Aim of the exercise: Copy the data that follows, character for character, minus the pictures.

-------- Collected data --------

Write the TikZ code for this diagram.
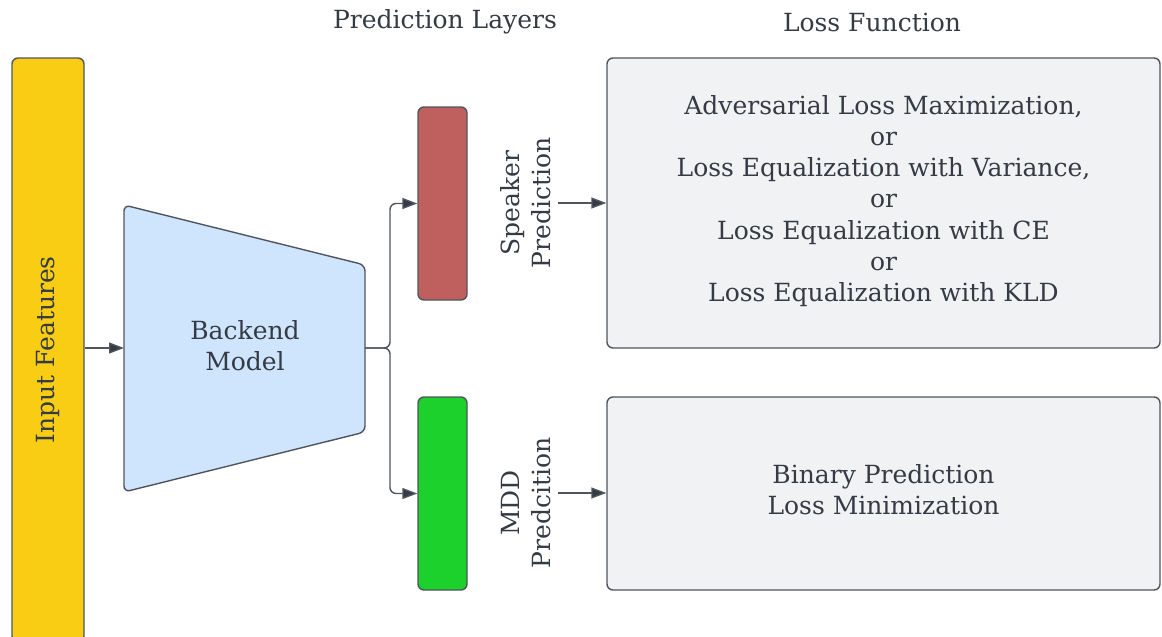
\documentclass[tikz,border=0pt]{standalone}
\usepackage{fontspec}
\setmainfont{DejaVu Serif}
\usetikzlibrary{arrows.meta}
\definecolor{inkc}{HTML}{343B45}
\definecolor{edgec}{HTML}{50555D}
\definecolor{featc}{HTML}{F9CD14}
\definecolor{bkc}{HTML}{CFE4FD}
\definecolor{spkc}{HTML}{C0605E}
\definecolor{mddc}{HTML}{1DD12D}
\definecolor{lossc}{HTML}{F1F2F4}
\tikzset{
  txt/.style={font=\fontsize{25}{31.3}\selectfont, text=inkc, align=center},
  blk/.style={draw=edgec, line width=1.4pt, rounded corners=6pt, inner sep=0pt},
  arr/.style={draw=edgec, line width=1.4pt, -{Triangle[length=15pt,width=11pt,fill=inkc]}},
}
\begin{document}
\begin{tikzpicture}[x=1pt,y=-1pt]
\useasboundingbox (0,0) rectangle (1162,637);
% column titles
\node[txt] (tpred) at (445,22) {Prediction Layers};
\node[txt] (tloss) at (872,22) {Loss Function};
% input features
\node[blk, fill=featc, minimum width=72pt, minimum height=584pt] (feat) at (48,350) {};
\node[txt, rotate=90] at (feat.center) {Input Features};
% backend model (trapezoid)
\coordinate (bkin) at (124,348);
\coordinate (bkout) at (365,348);
\draw[blk, fill=bkc] (124,205) -- (365,265) -- (365,432) -- (124,492) -- cycle;
\node[txt] (bk) at (245,346) {Backend\\Model};
% prediction heads
\node[blk, fill=spkc, minimum width=49pt, minimum height=193pt] (spk) at (442.5,203.5) {};
\node[blk, fill=mddc, minimum width=49pt, minimum height=193pt] (mdd) at (442.5,493.5) {};
\node[txt, rotate=90] (spklab) at (526,203) {Speaker\\Prediction};
\node[txt, rotate=90] (mddlab) at (526,503) {MDD\\Predcition};
% loss boxes
\node[blk, fill=lossc, minimum width=553pt, minimum height=290pt] (loss1) at (883.5,203) {};
\node[txt] at (883.5,201) {Adversarial Loss Maximization,\\or\\Loss Equalization with Variance,\\or\\Loss Equalization with CE\\or\\Loss Equalization with KLD};
\node[blk, fill=lossc, minimum width=553pt, minimum height=193pt] (loss2) at (883.5,493.5) {};
\node[txt] at (883.5,490) {Binary Prediction\\Loss Minimization};
% connectors
\draw[arr] (feat.east |- bkin) -- (bkin);
\draw[arr, rounded corners=6pt] (bkout) -- (390,348) |- (spk.west);
\draw[arr, rounded corners=6pt] (bkout) -- (390,348) |- (mdd.west);
\draw[arr] (558,203) -- (loss1.west |- spklab);
\draw[arr] (558,493) -- (loss2.west |- 0,493);
\end{tikzpicture}
\end{document}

--------

Reply:
Write the TikZ code for this diagram.
\documentclass[tikz,border=0pt]{standalone}
\usepackage{fontspec}
\setmainfont{DejaVu Serif}
\usetikzlibrary{arrows.meta}
\definecolor{inkc}{HTML}{343B45}
\definecolor{edgec}{HTML}{50555D}
\definecolor{featc}{HTML}{F9CD14}
\definecolor{bkc}{HTML}{CFE4FD}
\definecolor{spkc}{HTML}{C0605E}
\definecolor{mddc}{HTML}{1DD12D}
\definecolor{lossc}{HTML}{F1F2F4}
\tikzset{
  txt/.style={font=\fontsize{25}{31.3}\selectfont, text=inkc, align=center},
  blk/.style={draw=edgec, line width=1.4pt, rounded corners=6pt, inner sep=0pt},
  arr/.style={draw=edgec, line width=1.4pt, -{Triangle[length=15pt,width=11pt,fill=inkc]}},
}
\begin{document}
\begin{tikzpicture}[x=1pt,y=-1pt]
\useasboundingbox (0,0) rectangle (1162,637);
% column titles
\node[txt] (tpred) at (445,22) {Prediction Layers};
\node[txt] (tloss) at (872,22) {Loss Function};
% input features
\node[blk, fill=featc, minimum width=72pt, minimum height=584pt] (feat) at (48,350) {};
\node[txt, rotate=90] at (feat.center) {Input Features};
% backend model (trapezoid)
\coordinate (bkin) at (124,348);
\coordinate (bkout) at (365,348);
\draw[blk, fill=bkc] (124,205) -- (365,265) -- (365,432) -- (124,492) -- cycle;
\node[txt] (bk) at (245,346) {Backend\\Model};
% prediction heads
\node[blk, fill=spkc, minimum width=49pt, minimum height=193pt] (spk) at (442.5,203.5) {};
\node[blk, fill=mddc, minimum width=49pt, minimum height=193pt] (mdd) at (442.5,493.5) {};
\node[txt, rotate=90] (spklab) at (526,203) {Speaker\\Prediction};
\node[txt, rotate=90] (mddlab) at (526,503) {MDD\\Predcition};
% loss boxes
\node[blk, fill=lossc, minimum width=553pt, minimum height=290pt] (loss1) at (883.5,203) {};
\node[txt] at (883.5,201) {Adversarial Loss Maximization,\\or\\Loss Equalization with Variance,\\or\\Loss Equalization with CE\\or\\Loss Equalization with KLD};
\node[blk, fill=lossc, minimum width=553pt, minimum height=193pt] (loss2) at (883.5,493.5) {};
\node[txt] at (883.5,490) {Binary Prediction\\Loss Minimization};
% connectors
\draw[arr] (feat.east |- bkin) -- (bkin);
\draw[arr, rounded corners=6pt] (bkout) -- (390,348) |- (spk.west);
\draw[arr, rounded corners=6pt] (bkout) -- (390,348) |- (mdd.west);
\draw[arr] (558,203) -- (loss1.west |- spklab);
\draw[arr] (558,493) -- (loss2.west |- 0,493);
\end{tikzpicture}
\end{document}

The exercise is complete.